631_LA PORTA SUL BUIO: IL TRAM ; Italia, 1973. Regia di Dario Argento.
Realizzato con lo pseudonimo di Sirio Bernadotte, Il
tram è un film per la televisione girato da Dario Argento per una serie
antologica dedicata al genere giallo trasmessa sulla Rai nel 1973, di
cui lo stesso regista romano era anche curatore. Argento era al tempo in
forma strepitosa: i suoi primi tre film (L’uccello dalle piume di cristallo
del 1970, Il gatto a nove code e Quattro mosche di velluto grigio
entrambi del 1971) erano notevoli e l’avevano reso già una mezza celebrità. La
sua sola presenza garantiva infatti l’effetto traino al programma La porta
sul buio, come detto un’antologia di racconti filmati del brivido in cui
l’autore romano faceva una comparsata per introdurre i vari episodi. Pare che
il soggetto per Il tram sia da ricondurre ad una sequenza tagliata da L’uccello
dalle piume di cristallo; in ogni caso il tema portante, l’indizio
rivelatore che sfugge al commissario Giordani (Enzo Cerusico), è un cliché
tipico di Argento. Nel complesso il film è piacevole, la trama essenziale
permette uno sviluppo ponderato e ben dosato anche per la durata dell’unica ora
prevista da queste produzioni televisive. Il soggetto è presto detto: su un
tram di Roma è stata trovata una donna accoltellata ma nessuno ha visto niente,
nonostante la presenza di altri viaggiatori oltre che del conducente e del
controllore.
In questo caso, poi, il regista non può calcare la mano sugli effetti visivi, limitati da budget e coordinate produttive del mezzo televisivo e, nel bilancio finale, tutto questo finisce per inficiare un po’ la completa positività dell’operazione. Che comunque nel complesso rivela comunque il momento felice di Argento: si veda, in questo senso, la caratterizzazione divertita dei personaggi e i loro siparietti umoristici, il lavoro sulle inquadrature o l’apporto della musica. Bene anche il cast, compreso Cerusico che ostenta anche eccessivamente la parlata romanesca; Paola Tedesco (è Giulia, la fidanzata di Giordani) regge in modo egregio lo schermo ma sono i poliziotti Corrado Olmi e Fulvio Mingozzi a rendere credibile, con la loro presenza scenica, un film basato prevalentemente su un’indagine.

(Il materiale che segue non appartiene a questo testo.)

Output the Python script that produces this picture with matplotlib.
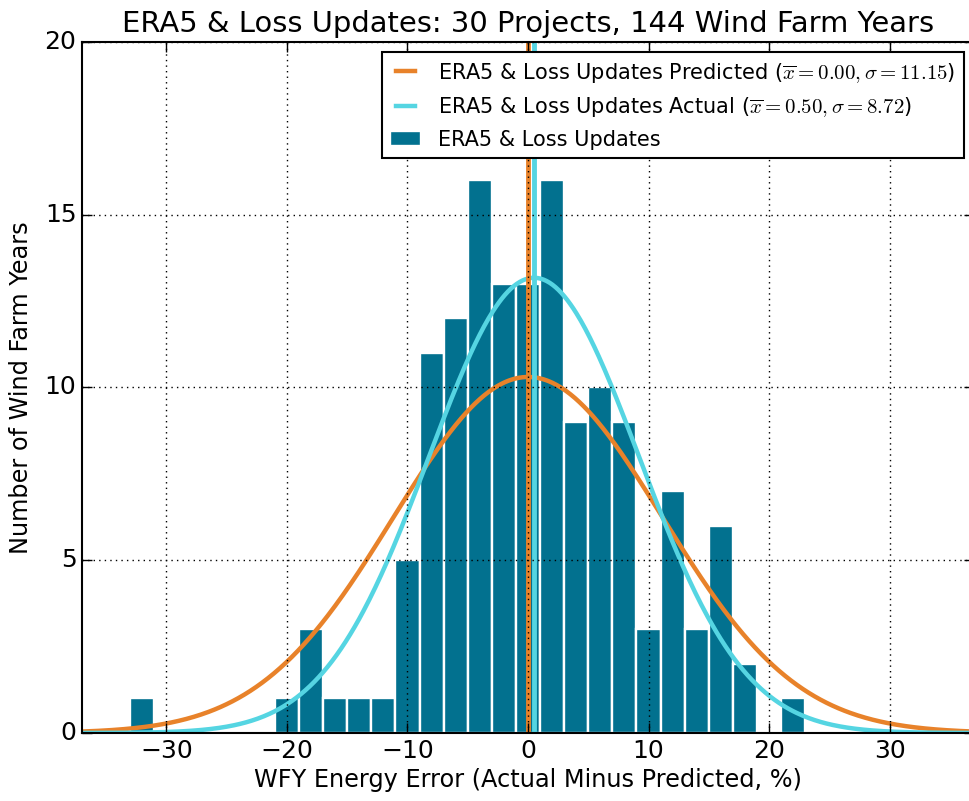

Il che ci porta ad un’ultima considerazione: forse Argento ha deciso di utilizzare uno pseudonimo per una ipotetica questione di prestigio cinematografico ma viene anche il dubbio che, non potendo ricorrere ai suoi abituali eccessi visivi, l’autore non si sia fidato delle proprie capacità prettamente narrative. Non senza qualche ragione: quello logico deduttivo non è comunque il suo miglior ambito di lavoro.